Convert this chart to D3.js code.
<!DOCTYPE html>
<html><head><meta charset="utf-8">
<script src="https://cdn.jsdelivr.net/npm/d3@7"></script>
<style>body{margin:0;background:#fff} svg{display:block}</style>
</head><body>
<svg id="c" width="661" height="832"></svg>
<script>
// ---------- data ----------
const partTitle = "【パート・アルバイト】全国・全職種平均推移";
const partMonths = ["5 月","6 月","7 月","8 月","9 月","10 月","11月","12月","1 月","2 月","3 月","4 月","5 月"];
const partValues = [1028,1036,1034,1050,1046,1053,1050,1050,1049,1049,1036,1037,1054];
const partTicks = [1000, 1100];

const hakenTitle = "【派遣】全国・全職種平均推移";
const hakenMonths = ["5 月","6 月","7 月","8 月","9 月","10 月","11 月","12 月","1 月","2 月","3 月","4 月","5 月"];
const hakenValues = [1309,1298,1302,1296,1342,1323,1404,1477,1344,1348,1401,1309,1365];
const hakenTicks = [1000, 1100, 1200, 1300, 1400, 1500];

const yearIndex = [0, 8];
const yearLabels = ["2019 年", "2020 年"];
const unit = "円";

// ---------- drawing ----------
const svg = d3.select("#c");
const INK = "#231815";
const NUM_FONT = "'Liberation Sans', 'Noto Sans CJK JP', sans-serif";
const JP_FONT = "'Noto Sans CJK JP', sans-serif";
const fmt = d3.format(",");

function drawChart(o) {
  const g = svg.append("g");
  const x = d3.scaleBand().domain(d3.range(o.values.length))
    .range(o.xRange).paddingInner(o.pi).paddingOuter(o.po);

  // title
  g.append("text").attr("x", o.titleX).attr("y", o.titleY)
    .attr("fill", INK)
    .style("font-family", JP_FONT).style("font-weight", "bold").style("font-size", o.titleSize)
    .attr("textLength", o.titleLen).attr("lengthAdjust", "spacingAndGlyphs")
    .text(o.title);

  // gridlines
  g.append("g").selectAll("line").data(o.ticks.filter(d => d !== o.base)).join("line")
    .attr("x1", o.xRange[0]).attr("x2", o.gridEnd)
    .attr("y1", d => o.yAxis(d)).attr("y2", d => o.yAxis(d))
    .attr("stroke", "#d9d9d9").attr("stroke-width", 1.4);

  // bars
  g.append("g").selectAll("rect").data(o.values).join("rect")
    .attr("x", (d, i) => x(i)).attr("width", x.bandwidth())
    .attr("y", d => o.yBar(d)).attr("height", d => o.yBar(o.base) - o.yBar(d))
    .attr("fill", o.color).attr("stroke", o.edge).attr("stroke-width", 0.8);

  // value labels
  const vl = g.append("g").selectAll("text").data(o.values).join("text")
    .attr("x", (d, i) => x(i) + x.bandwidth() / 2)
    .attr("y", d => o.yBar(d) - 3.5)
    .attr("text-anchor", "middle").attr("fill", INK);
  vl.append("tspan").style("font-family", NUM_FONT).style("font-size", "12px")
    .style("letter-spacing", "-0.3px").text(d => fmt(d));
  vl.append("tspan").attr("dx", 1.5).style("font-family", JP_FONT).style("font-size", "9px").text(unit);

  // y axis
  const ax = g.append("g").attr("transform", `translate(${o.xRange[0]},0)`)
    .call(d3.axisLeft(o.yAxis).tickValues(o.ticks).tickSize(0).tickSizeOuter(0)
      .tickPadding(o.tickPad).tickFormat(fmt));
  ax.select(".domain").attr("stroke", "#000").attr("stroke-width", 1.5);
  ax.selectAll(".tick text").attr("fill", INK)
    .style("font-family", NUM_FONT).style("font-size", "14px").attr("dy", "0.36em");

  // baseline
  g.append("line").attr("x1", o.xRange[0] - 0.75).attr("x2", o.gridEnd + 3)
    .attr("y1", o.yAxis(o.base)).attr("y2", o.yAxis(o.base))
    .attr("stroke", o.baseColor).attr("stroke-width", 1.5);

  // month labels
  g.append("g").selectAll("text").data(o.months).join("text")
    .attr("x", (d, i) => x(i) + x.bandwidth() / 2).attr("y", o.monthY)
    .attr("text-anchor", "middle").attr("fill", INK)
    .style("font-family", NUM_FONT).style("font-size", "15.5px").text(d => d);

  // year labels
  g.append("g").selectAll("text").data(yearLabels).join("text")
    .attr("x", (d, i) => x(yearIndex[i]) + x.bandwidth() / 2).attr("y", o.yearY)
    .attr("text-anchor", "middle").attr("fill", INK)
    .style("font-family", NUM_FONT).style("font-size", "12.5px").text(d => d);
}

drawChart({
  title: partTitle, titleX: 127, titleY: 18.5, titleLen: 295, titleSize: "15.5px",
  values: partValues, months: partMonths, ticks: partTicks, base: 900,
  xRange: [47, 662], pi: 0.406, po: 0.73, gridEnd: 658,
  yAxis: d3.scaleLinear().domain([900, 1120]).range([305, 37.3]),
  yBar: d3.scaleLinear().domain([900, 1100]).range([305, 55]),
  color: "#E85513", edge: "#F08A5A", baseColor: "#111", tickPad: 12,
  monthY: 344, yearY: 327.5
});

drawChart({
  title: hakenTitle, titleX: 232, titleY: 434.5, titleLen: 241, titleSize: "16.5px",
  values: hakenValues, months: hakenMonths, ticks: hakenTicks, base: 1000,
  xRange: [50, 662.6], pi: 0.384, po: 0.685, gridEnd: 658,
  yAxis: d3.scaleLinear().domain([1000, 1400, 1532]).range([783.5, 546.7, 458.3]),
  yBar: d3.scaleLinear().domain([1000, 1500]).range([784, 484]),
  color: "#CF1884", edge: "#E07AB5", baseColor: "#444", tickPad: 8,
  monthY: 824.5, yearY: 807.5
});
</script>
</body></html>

---

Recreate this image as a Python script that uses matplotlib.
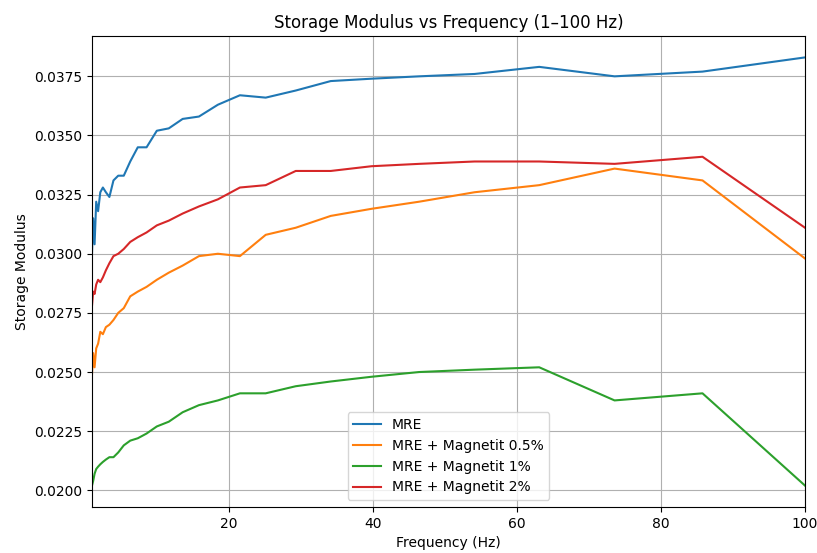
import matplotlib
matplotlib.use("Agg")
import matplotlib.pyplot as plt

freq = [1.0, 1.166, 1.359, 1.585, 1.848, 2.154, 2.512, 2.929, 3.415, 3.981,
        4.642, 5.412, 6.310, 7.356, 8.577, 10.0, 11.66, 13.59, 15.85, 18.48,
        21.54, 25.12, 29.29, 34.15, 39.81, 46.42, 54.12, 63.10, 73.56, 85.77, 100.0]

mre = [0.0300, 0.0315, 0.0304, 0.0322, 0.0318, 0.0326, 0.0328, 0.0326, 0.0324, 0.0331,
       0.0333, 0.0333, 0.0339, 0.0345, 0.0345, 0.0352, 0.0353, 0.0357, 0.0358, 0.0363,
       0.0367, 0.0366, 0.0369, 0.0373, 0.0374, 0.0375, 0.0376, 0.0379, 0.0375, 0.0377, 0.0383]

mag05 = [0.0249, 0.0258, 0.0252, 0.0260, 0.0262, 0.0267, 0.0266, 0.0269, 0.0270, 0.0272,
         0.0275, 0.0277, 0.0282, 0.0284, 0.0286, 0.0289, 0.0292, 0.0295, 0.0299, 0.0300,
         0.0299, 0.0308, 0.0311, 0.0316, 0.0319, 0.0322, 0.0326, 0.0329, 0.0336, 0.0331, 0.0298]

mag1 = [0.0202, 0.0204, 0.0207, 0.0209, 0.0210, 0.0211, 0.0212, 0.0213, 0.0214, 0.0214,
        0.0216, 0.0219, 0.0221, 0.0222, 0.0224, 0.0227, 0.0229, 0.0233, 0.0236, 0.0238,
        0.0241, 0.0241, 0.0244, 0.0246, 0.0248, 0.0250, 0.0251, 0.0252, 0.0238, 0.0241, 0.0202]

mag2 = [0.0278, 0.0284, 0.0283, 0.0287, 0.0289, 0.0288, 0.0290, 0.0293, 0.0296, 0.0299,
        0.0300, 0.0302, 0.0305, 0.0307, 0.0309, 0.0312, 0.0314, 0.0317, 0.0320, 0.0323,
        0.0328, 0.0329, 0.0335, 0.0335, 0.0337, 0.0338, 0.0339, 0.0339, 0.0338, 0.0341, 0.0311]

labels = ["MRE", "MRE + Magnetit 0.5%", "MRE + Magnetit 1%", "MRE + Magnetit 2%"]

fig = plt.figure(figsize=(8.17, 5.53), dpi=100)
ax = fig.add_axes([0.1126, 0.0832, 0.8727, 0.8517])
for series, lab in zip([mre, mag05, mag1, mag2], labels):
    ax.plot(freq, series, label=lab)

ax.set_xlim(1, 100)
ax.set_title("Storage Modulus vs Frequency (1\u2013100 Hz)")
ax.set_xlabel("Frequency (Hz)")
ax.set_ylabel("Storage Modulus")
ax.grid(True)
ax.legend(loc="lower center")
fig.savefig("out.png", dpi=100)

*What is asked*. Pull out only the lines from the one with "Recreate this image" up to and including the one with "0.0336, 0.0331, 0.0298]", and drop any pictures along the way.

*Final result*.
Recreate this image as a Python script that uses matplotlib.
import matplotlib
matplotlib.use("Agg")
import matplotlib.pyplot as plt

freq = [1.0, 1.166, 1.359, 1.585, 1.848, 2.154, 2.512, 2.929, 3.415, 3.981,
        4.642, 5.412, 6.310, 7.356, 8.577, 10.0, 11.66, 13.59, 15.85, 18.48,
        21.54, 25.12, 29.29, 34.15, 39.81, 46.42, 54.12, 63.10, 73.56, 85.77, 100.0]

mre = [0.0300, 0.0315, 0.0304, 0.0322, 0.0318, 0.0326, 0.0328, 0.0326, 0.0324, 0.0331,
       0.0333, 0.0333, 0.0339, 0.0345, 0.0345, 0.0352, 0.0353, 0.0357, 0.0358, 0.0363,
       0.0367, 0.0366, 0.0369, 0.0373, 0.0374, 0.0375, 0.0376, 0.0379, 0.0375, 0.0377, 0.0383]

mag05 = [0.0249, 0.0258, 0.0252, 0.0260, 0.0262, 0.0267, 0.0266, 0.0269, 0.0270, 0.0272,
         0.0275, 0.0277, 0.0282, 0.0284, 0.0286, 0.0289, 0.0292, 0.0295, 0.0299, 0.0300,
         0.0299, 0.0308, 0.0311, 0.0316, 0.0319, 0.0322, 0.0326, 0.0329, 0.0336, 0.0331, 0.0298]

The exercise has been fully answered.